Illinois’ oldest and largest cannabis trade association is opposing efforts for social equity-owned craft grow licensees to increase their canopy size, setting up an open battle between the state’s billion-dollar multi-state operator cannabis companies and a few dozen craft grow licensees largely-owned by people of color.

The conflict was spurred on by legislation that would increase craft grow allowed canopy from 5,000 square feet to to 14,000, a move many craft grower licensees say is essential, since the marginal cost of operation for the smaller size is too high to attract investment. Craft grow licenses were issued last August, and many operators are still in the process of setting up their facilities and raising equity investment. Doubling their concerns is that state law says craft grow licenses must be operational by July, or the state can revoke their license. 

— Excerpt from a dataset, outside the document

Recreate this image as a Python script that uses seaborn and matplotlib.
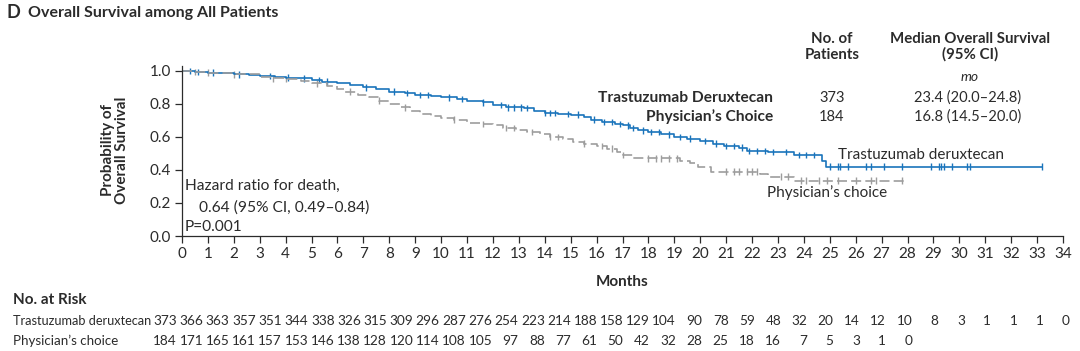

Last week, the Cannabis Business Association of Illinois (CBAI), a trade association that largely represents operational Illinois cannabis companies, a group dominated by billion-dollar companies based in Chicago, such PharmaCann, Cresco Labs, and Verano Holdings, confirmed plans in a board meeting to oppose SB3105, legislation that would expand craft grow facility allowable canopy to 14,000 square feet.

Asked for a comment, the association did not deny their plans to oppose the bill.

“CBAI maintains that in this truncated legislative session, the state should pause to properly assess where our industry stands rather than attempt to make incremental changes to an evolving industry. Our association will continue to support inclusion and diversity within the market, and we stand ready to work with all stakeholders to create the most robust and equitable recreational cannabis industry in the nation,” read a written statement from the association.

“When we talk to investors, people look at the 5,000 square feet, and it is impossible to make those numbers work at 5,000. At 14,000, things look a lot better. That anyone in a trade group is against this, is truly disconcerting,” said Eric Ice-Gibson, owner of the craft grow licensee the 1937 Group.

Ice-Gipson also feels double-crossed by the trade group, since he has been participating in their Minority Access Committee. 

“We are on the MAC committee for CBAI. We were not included. Not a single one of the topics was on that agenda,” he said. “It feels like everything in Illinois is working to cause everyone to fail due to lack of funds.”

A smaller trade association of craft growers, the Illinois Independent Craft Growers Association (IICGA), expressed its anger with CBAI’s opposition to the bill.

“These mega cannabis companies are opposing a change in law that would allow social equity craft growers an opportunity to compete. This is about competition and for years Big Cannabis has had no competition and they are fighting hard to ensure that stays the same,” wrote Bobby Burns, a craft grow licensee and board member of the IICGA.

Time is running out for the current Illinois legislative session, along with the chances of a craft grow canopy expansion. Last week were the deadlines for legislation to pass out of committee – and SB3105 did not move. 

“Anything moving from this point on, now that deadlines have passed, will likely need the support of leadership to be moved after the deadlines, and before April 31,” the end of session, said cannabis lobbyist John Daley. One possibility is that House or Senate leadership could insert the craft grow canopy expansion in another bill that’s already likely to pass, but with conflict within the state’s cannabis industry, it’s a move leadership is less likely to make.

Correction: An earlier version of this article incorrectly stated that Green Thumb Industries was a member of CBAI. It left the association in May 2021.